The report told of the heroic exploits of four journalists who kept on reporting the news in spite of beatings, imprisonments, and death threats. A fifth reporter would have been recognized except he was in a Cuban jail for proclaiming the truth.
Two thousand years ago, and again and again since, men and women have put themselves on the line to bring the Good News of a great joy to mankind. They too have been beaten, imprisoned, and threatened; in fact for many it has cost them their lives.
I think of Paul in his report to the Corinthians (2 Cor. 6:4-5). I recall the accounts preserved for believers in the "Hall of Faith" in Hebrews 11. My mind reflects on the lives of the apostles; men who were reportedly skinned alive, torn asunder, crucified upside down, and decapitated-all after torture and great hardship. Fox's Book of Martyrs calls to my mind all those who've served and suffered and been slain.
But most of all I think on the Son of God who, for the love of God, came bearing Good News-only to be beaten, and crucified for telling the truth:
So many have given so much so that we might know the truth and meet Christ, the Savior. Do not fail to pass on the torch!
Subject: God's Love
The Overlooked Baby
On some occasion, I had settled down for a four-hour flight on a large DC-10, hoping to catch up on some reading. As the plane began to taxi down the runway, one of the flight attendants suddenly noticed a lady with two babies, one without adequate seat belt security. Quickly she took the smallest baby from the mother and looked around for one of the passengers to hold it during take-off. Catching my eye, the stewardess thanked me as she handed me the ugliest baby I have ever seen (excuse me for saying this). The baby was asleep, but did it ever make noise!
I began to read through the baby noises and 20 minutes went by, 30 minutes went by, and then 40. I finally got up and went looking for the mother. Finding her five rows up, I asked, "Is this baby yours?" She looked up surprised and said, "Oh, I forgot all about him!"
I have thought about this incident many times. Yes, we may be small in the world's eyes and our own mothers may forget us, but God's arms are always stretched out to hold us, and He will never drop or leave or ever forget us!

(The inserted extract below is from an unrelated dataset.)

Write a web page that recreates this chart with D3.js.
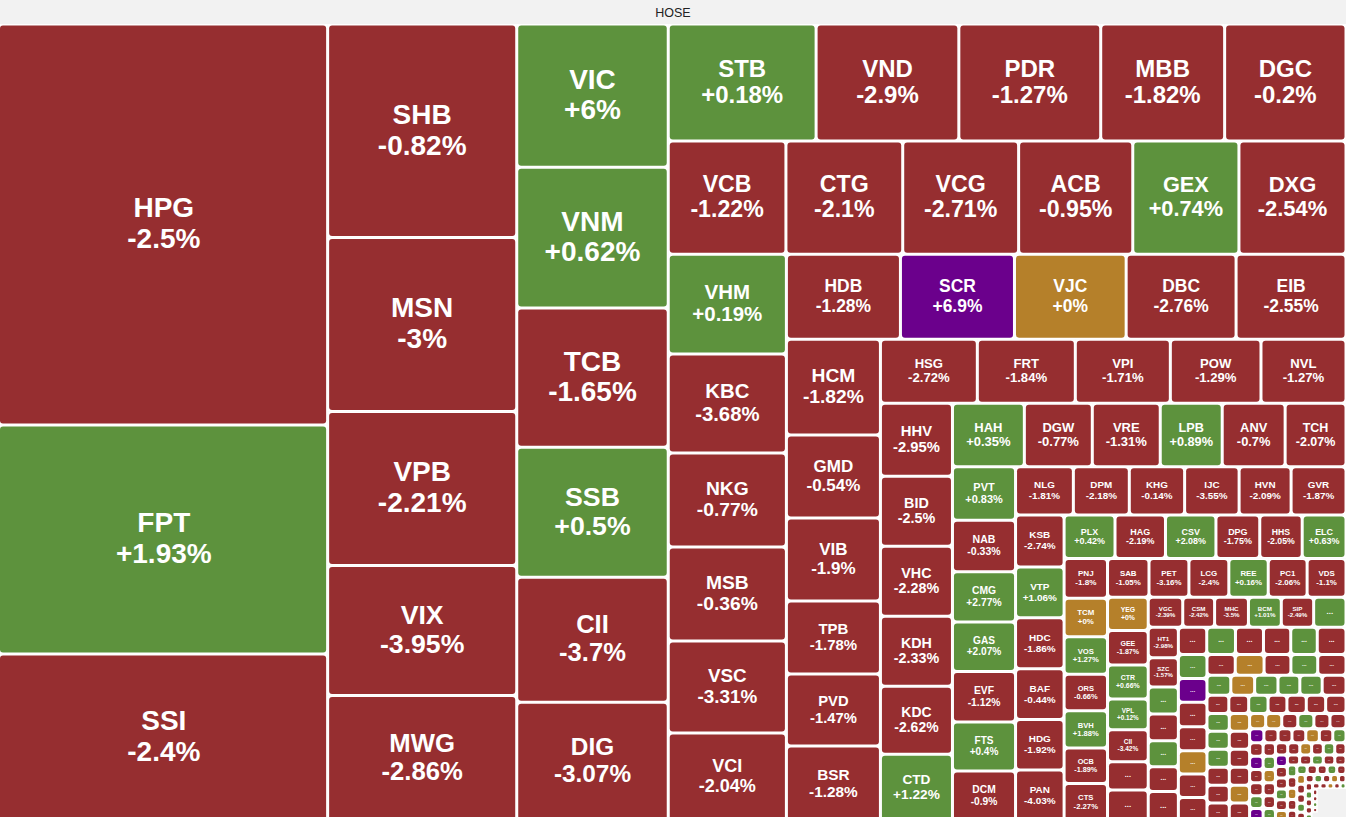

Doug Nichols, founder & international director emeritus of Action International Ministries
Subject: Answering God's Call
On Aug. 7, 1771, Francis Asbury made a critical choice, which was to affect millions of Americans over the succeeding centuries.
Asbury had been converted at age 15, through the Wesleyan revival that swept across England. He instantly had an insatiable hunger for the Scriptures and prayer, and spent endless hours during his spare time in Bible study and research. When he turned 21, he gave up his saddler's work and became a poor Methodist minister.
Then, at age 26, he attended a Methodist conference on this critical day of Aug. 7. Filling the pulpit that day was John Wesley, who urged: "Our brethren in America call aloud for help. Who are willing to go?" Asbury, without hesitation, said, "Send me!"
In America, Francis was "back in the saddle again," riding 5,000 miles a year by horse, and delivering 17,000 sermons. During his ministry he saw more than 3,000 preachers ordained, and five schools established for the propagation of the gospel.
Long ago, Isaiah wrote: "Then I heard the voice of the Lord saying, Whom shall I send? And who will go for us?'" And Isaiah answered: "Here am I. Send me!"
Will you saddle up for the sake of the gospel, no matter where the trail may lead?
Remember: For followers of Christ, essential to being dependable is being sendable.